Later in his career, Hochstrasser taught at ETH Zurich and, beginning in 1968, served as an honorary professor at the University of Bern.

== Diplomatic and federal service ==
In 1958, Hochstrasser became the first scientific advisor of the Swiss diplomatic service, serving in posts in Washington, D.C. and Ottawa. This position represented a new recognition of the importance of scientific expertise in diplomacy.

In 1961, the Swiss Federal Council appointed Hochstrasser as the Federal Delegate for Atomic Energy. In this capacity, he was responsible for overseeing Switzerland's nuclear energy policy during a period of significant development in the field.

== Director of the Division of Science and Research ==
In 1969, Hochstrasser was appointed Director of the newly created Division of Science and Research at the Federal Department of Home Affairs. In this role, which he held until 1989, Hochstrasser was tasked with formulating and implementing a coherent and comprehensive science policy at the federal level. His tenure coincided with a period of significant expansion and modernization of Switzerland's research infrastructure and institutions.
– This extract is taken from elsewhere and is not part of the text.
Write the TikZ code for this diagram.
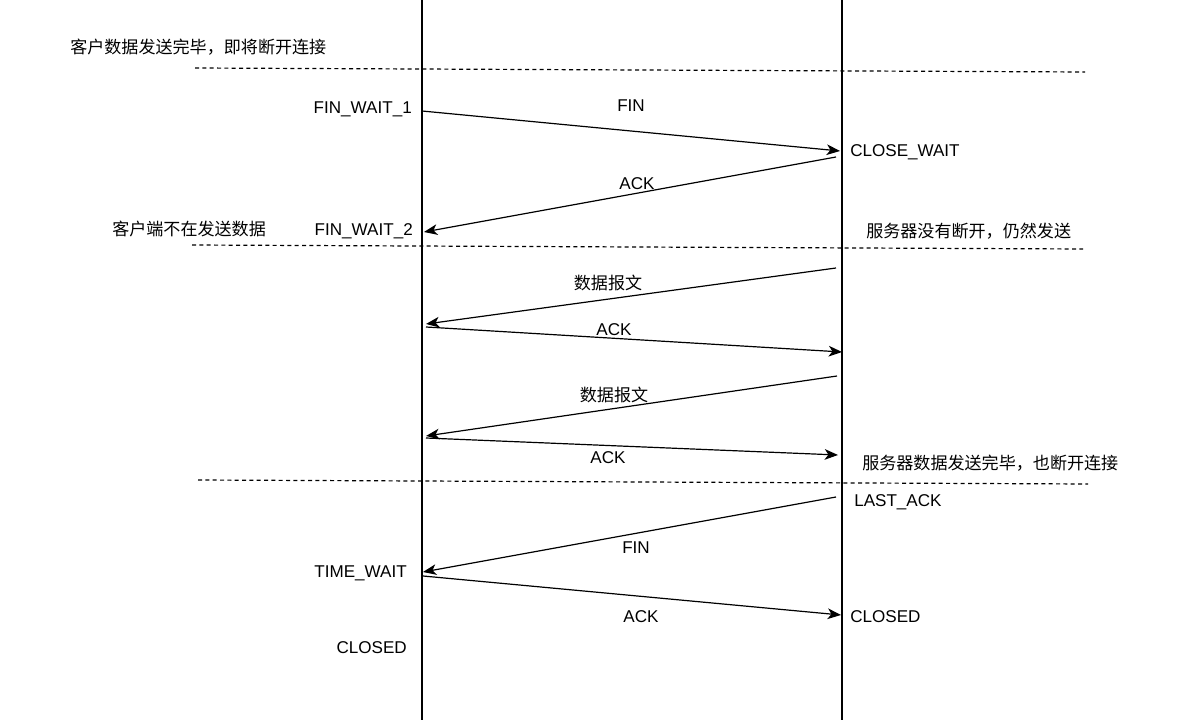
\documentclass[tikz,border=0pt]{standalone}
\usepackage{fontspec}
\setmainfont{Liberation Sans}
\newfontfamily\cjkfont{Noto Sans CJK SC}
\usetikzlibrary{arrows.meta}
\tikzset{state/.style = {font=\fontsize{12.8}{15}\selectfont, inner sep=0pt, yshift=-1.2pt}}
\tikzset{note/.style = {font=\cjkfont\fontsize{12.8}{15}\selectfont, inner sep=0pt, yshift=-1pt}}
\tikzset{msg/.style = {draw, line width=0.9pt, -{Stealth[length=10pt,width=8pt,inset=2.8pt]}}}
\tikzset{sep/.style = {draw, line width=0.9pt, dash pattern=on 3pt off 2.5pt}}
\tikzset{life/.style = {draw, line width=0.9pt}}

\begin{document}
\begin{tikzpicture}[x=0.75pt, y=-0.75pt]
\useasboundingbox (0,0) rectangle (1185,720);

% lifelines
\coordinate (ctop) at (422,0);
\coordinate (cbot) at (422,720);
\coordinate (stop) at (842,0);
\coordinate (sbot) at (842,720);
\path [life] (ctop) -- (cbot);
\path [life] (stop) -- (sbot);

% separators
\coordinate (d1a) at (195,68);
\coordinate (d1b) at (1085,72);
\coordinate (d2a) at (192,245);
\coordinate (d2b) at (1083,249);
\coordinate (d3a) at (198,480);
\coordinate (d3b) at (1088,484);
\path [sep] (d1a) -- (d1b);
\path [sep] (d2a) -- (d2b);
\path [sep] (d3a) -- (d3b);

% notes
\node[note, anchor=west] (n1) at (70,46) {客户数据发送完毕，即将断开连接};
\node[note, anchor=west] (n2) at (112,228) {客户端不在发送数据};
\node[note, anchor=west] (n3) at (866,230) {服务器没有断开，仍然发送};
\node[note, anchor=west] (n4) at (862,462) {服务器数据发送完毕，也断开连接};

% states
\node[state, anchor=east] (fw1) at (412,108) {FIN\_WAIT\_1};
\node[state, anchor=west] (cw) at (850,151) {CLOSE\_WAIT};
\node[state, anchor=east] (fw2) at (413,230) {FIN\_WAIT\_2};
\node[state, anchor=west] (la) at (854,501) {LAST\_ACK};
\node[state, anchor=east] (tw) at (407,572) {TIME\_WAIT};
\node[state, anchor=west] (scl) at (850,615) {CLOSED};
\node[state, anchor=east] (ccl) at (407,646) {CLOSED};

% message ends
\coordinate (m1a) at (422,111);
\coordinate (m1b) at (840,151);
\coordinate (m2a) at (836,157);
\coordinate (m2b) at (424,232);
\coordinate (m3a) at (836,268);
\coordinate (m3b) at (426,324);
\coordinate (m4a) at (426,327);
\coordinate (m4b) at (842,352);
\coordinate (m5a) at (837,376);
\coordinate (m5b) at (426,436);
\coordinate (m6a) at (426,438);
\coordinate (m6b) at (838,455);
\coordinate (m7a) at (836,497);
\coordinate (m7b) at (423,572);
\coordinate (m8a) at (423,576);
\coordinate (m8b) at (841,615);

\path [msg] (m1a) -- (m1b);
\path [msg] (m2a) -- (m2b);
\path [msg] (m3a) -- (m3b);
\path [msg] (m4a) -- (m4b);
\path [msg] (m5a) -- (m5b);
\path [msg] (m6a) -- (m6b);
\path [msg] (m7a) -- (m7b);
\path [msg] (m8a) -- (m8b);

% message labels
\node[state] (l1) at (631,104) {FIN};
\node[state] (l2) at (637,182) {ACK};
\node[note] (l3) at (608,282) {数据报文};
\node[state] (l4) at (614,328) {ACK};
\node[note] (l5) at (614,394) {数据报文};
\node[state] (l6) at (608,456) {ACK};
\node[state] (l7) at (636,546) {FIN};
\node[state] (l8) at (641,615) {ACK};
\end{tikzpicture}
\end{document}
== Later activities and honors ==
From 1993 to 1996, Hochstrasser served as president of the Association of Swiss People's Universities. In 2002, the University of Fribourg awarded him an honorary doctorate in recognition of his contributions to Swiss science and education.

Hochstrasser died in Bern on 21 January 2025, aged 99.

== Personal life ==
Hochstrasser was married to Inge Herrmann, from whom he later divorced.